The 50th All-America Research Team
The more things change, the more they stay the same.
On a summer evening in 1972, two magazine editors met over drinks to devise an idea for a story on the best analysts on Wall Street.
That year, Institutional Investor would publish the first-ever All-America Research Team: a list of 85 sell-side analysts valued by money managers for their coverage across 26 industries. And what was pitched, originally, as a bit of fun — complete with illustrations of analysts dressed up as football players — became a career-making institution.
“Research departments have restructured themselves, and investment banks have been willing to fund and resource analysts that do better in II,” says Brett Hodess, head of Americas equity research at BofA Securities. “The notoriety that II generated for analysts created a shorthand way for people to understand who is adding value for clients.”
Today, II publishes the 50th All-America Research Team, ranking analysts across 60 industry and macro sectors and recognizing an industry that has survived government investigations, market downturns, and game-changing regulations — and come out stronger than ever before.
“In the mid-’70s, when commission rates collapsed, everyone thought the sell side was going to go away,” says Nick Rosato, head of North America equity research at JPMorgan Chase & Co. “Fast-forward to the other big events, such as the tech crash of 2000, Eliot Spitzer in 2002, the global financial crisis in 2008, and the real existential crisis of MiFID II in 2018 — here we are in 2021, and the business is thriving and has evolved along with the needs of our clients.”
After 49 years, the AART remains the leading barometer of the buy side’s opinion of analysts and their firms — even as the job of adding value has gotten a lot harder.

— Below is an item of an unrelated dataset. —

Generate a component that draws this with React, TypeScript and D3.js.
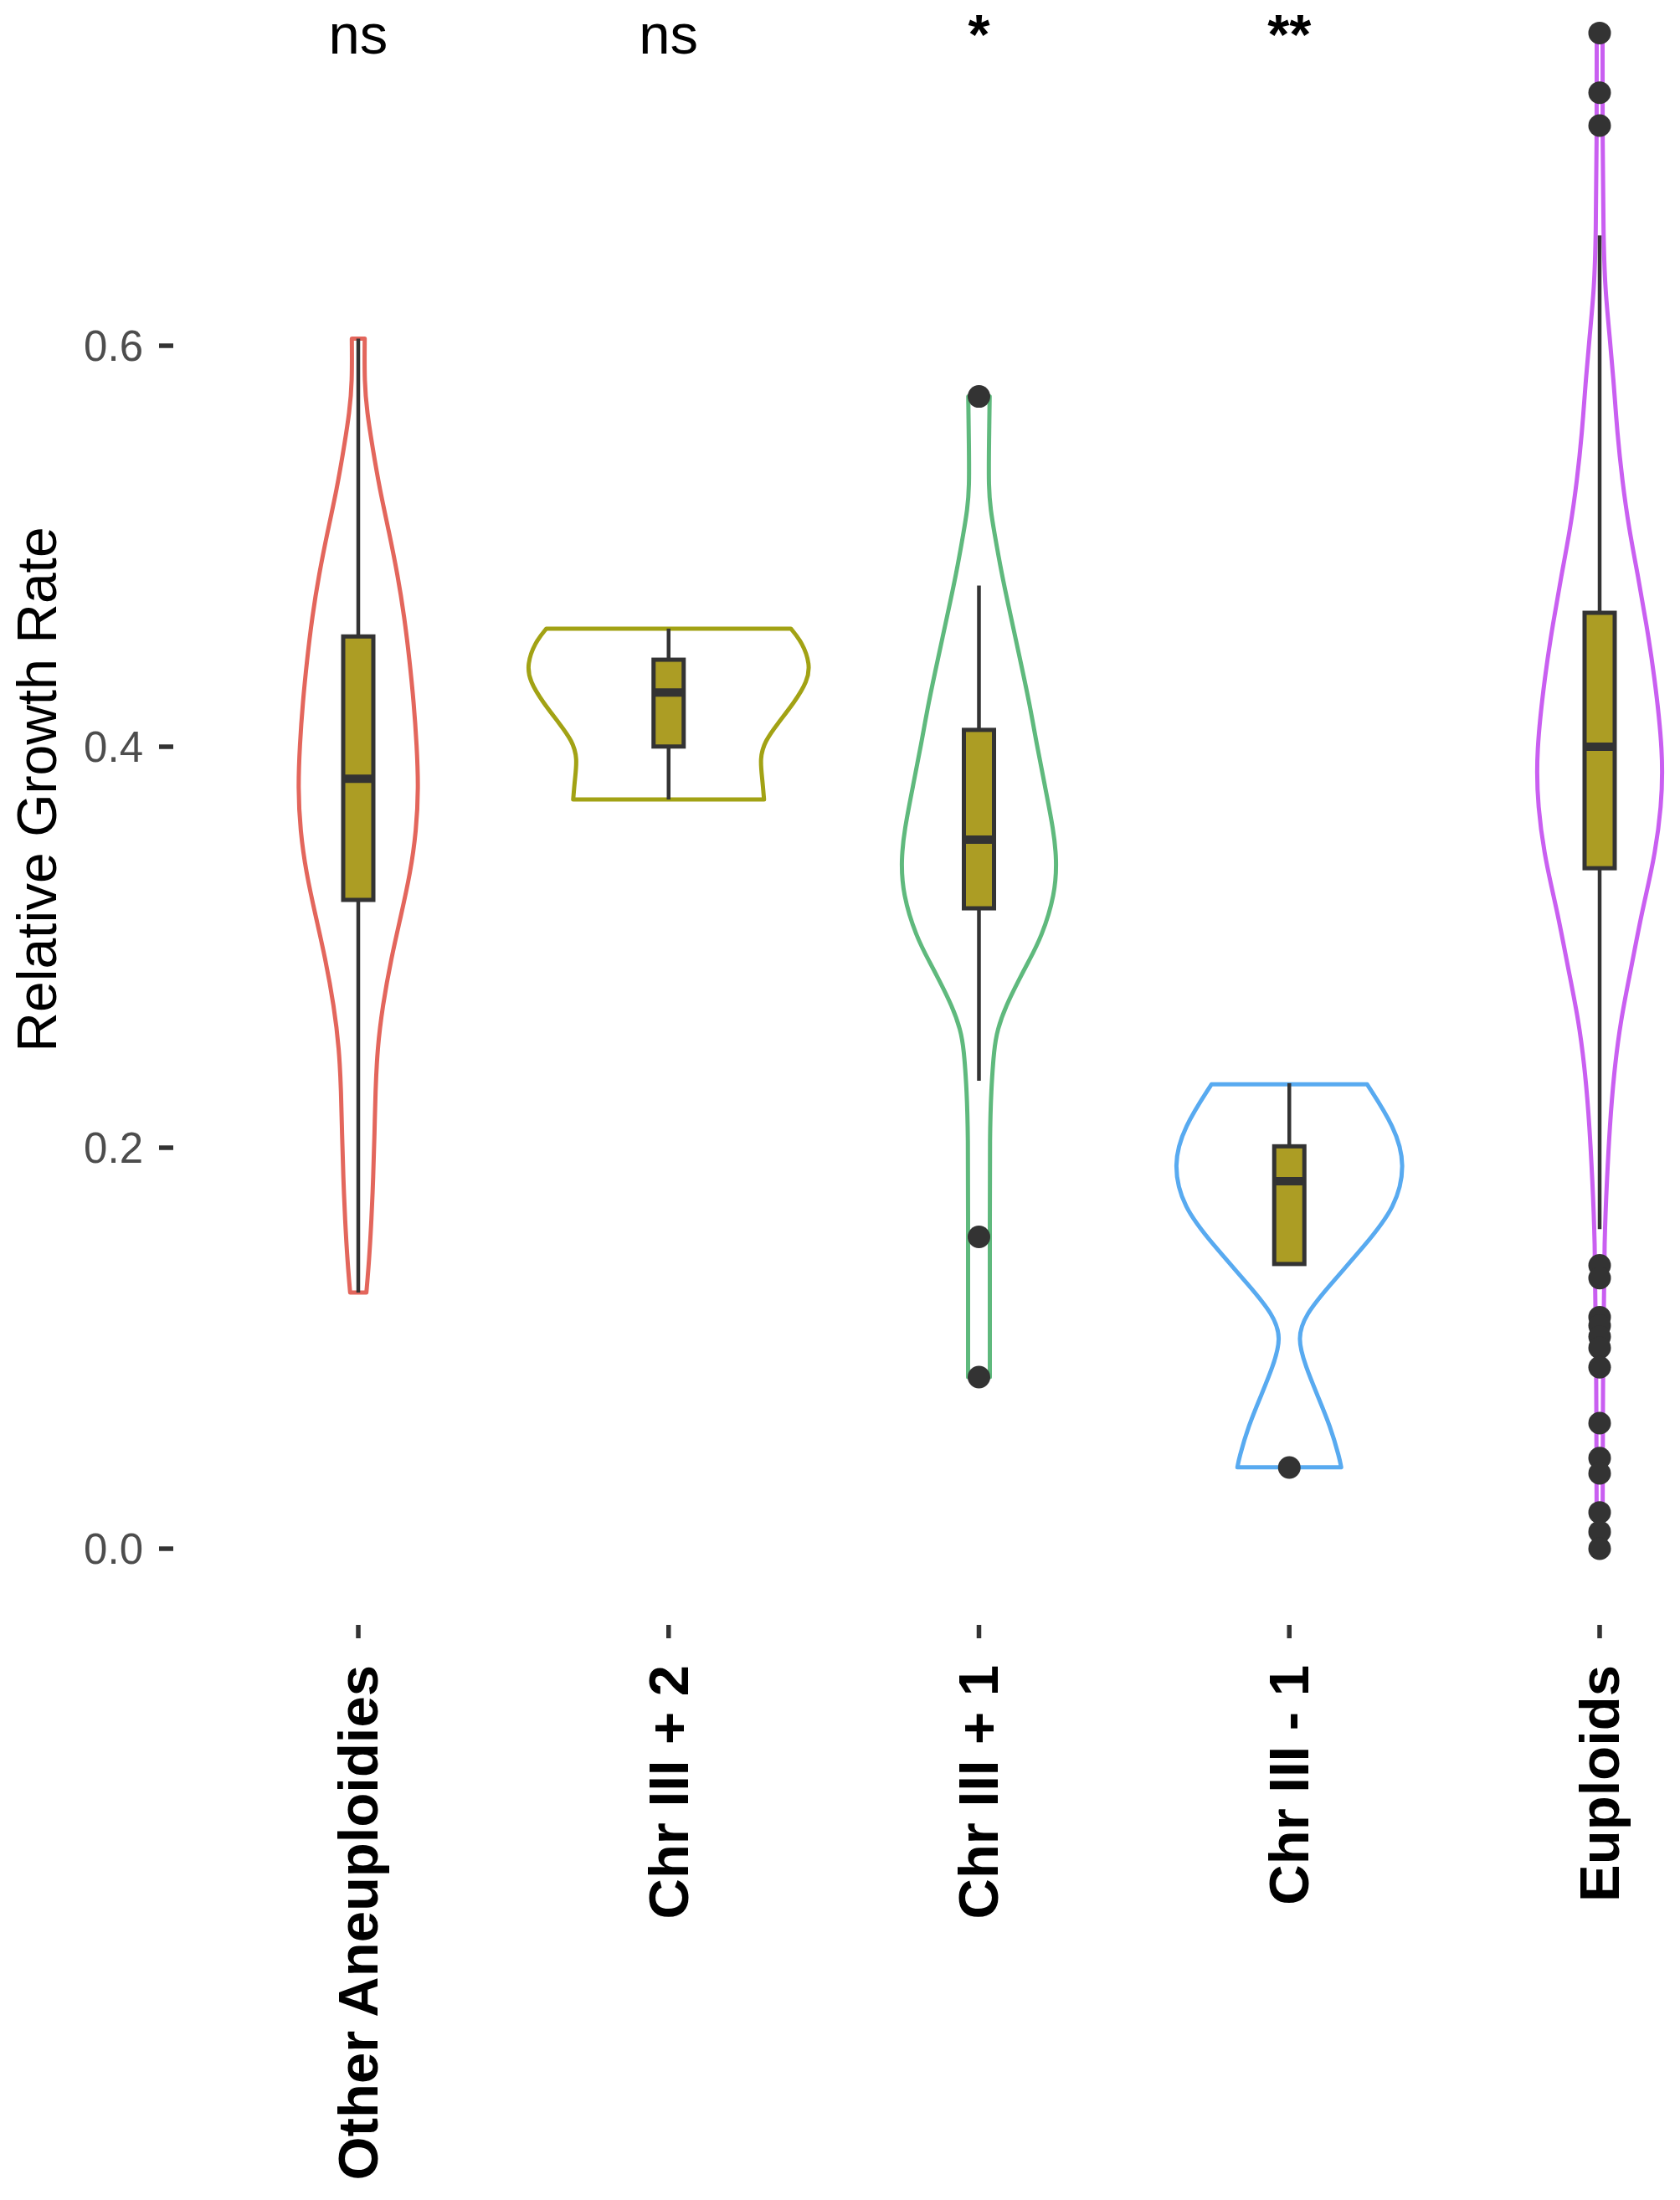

Sweeping rule changes like 2000’s Regulation Fair Disclosure have ensured that analysts no longer have privileged access to company information, and five decades’ worth of technology innovations have provided investors with access to endless amounts of news and information about companies, their industries, and the overall market.
“It used to be the case that an important part of your job as an analyst was simply providing information,” says David Adelman, director of research at Morgan Stanley. “That’s not sufficient anymore to be successful or effective. Insight and judgment have become a lot more important.”
Also more important: data and technology. It’s no longer enough to know how to build financial models to forecast future performance. Analysts today need to be data scientists, able to distill massive amounts of information into the most important takeaways for investors.
“The nature of what makes great research is based on the same principles, but the underlying tools for adding proprietary insights have become more sophisticated,” says Marc Harris, director of research at Evercore ISI. “Today data science and technology are massive components in how we look to serve clients.” Likewise, Adelman reports that “there’s a lot more technology embedded in everything our department does” at Morgan Stanley.
At JPMorgan, Rosato is leveraging technology to “reduce mundane daily tasks” and help analysts be more efficient. “We’re continuing to automate where we can to free up time for analysts to focus on value-adding work,” he explains.
It appears to be paying off: JPMorgan ranks as the No. 1 firm on the 2021 All-America Research Team, extending its streak atop the leaderboard to a sixth straight year. The first-place finish is based on the bank’s accumulation of 49 team positions, including 14 on the first team.
Second place goes to BofA Securities, with 46 total positions, including a No. 1 finish in a newly added sector for environmental, social, and governance research. And in an upset, third place goes to Morgan Stanley, which claims 41 team positions to bump Evercore ISI down to fourth.
It isn’t the only big move this year: Wolfe Research jumps to No. 6 after cracking the top ten for the first time last year, and Barclays rises from 12th place in 2020 to seventh in 2021.
According to Rosato, the key to success for JPMorgan and other top research providers is the ability to attract and retain the best people. “That’s the most critical part,” he says. As for identifying who the best people are, the JPMorgan managing director notes that “there’s no one size fits all” — but the most successful individuals tend to have “strong fundamental analyst skills and a laser focus on interacting with and impacting clients.”
Another defining trait, according to Evercore ISI’s Harris, is “a deep and unfettered intellectual curiosity.
“The work that we do in sell-side research is hard: It requires long hours, it requires tons of digging and oftentimes tons of modeling, and sometimes there are many dead ends,” he says. “The only way you can be successful is if you have a deep, deep well of intellectual curiosity.”
Morgan Stanley’s Adelman agrees. “It’s a competitive field,” he says. “No one ever became a leader in a competitive field by accident. There has to be a degree of passion and drive.”
Ultimately, Hodess concludes, being a star analyst in 2021 may not actually be all that different from being a star analyst in 1972.
“Maybe today people have more data analytical skills, and maybe they know how to do web scraping and use technology to reach out to hundreds of clients in a week instead of dozens,” he says. “Those things have changed, but the integrity, the hard work, the intellectual power and personality — and that little bit of humility to be publicly out there taking risks — those things are still the same.”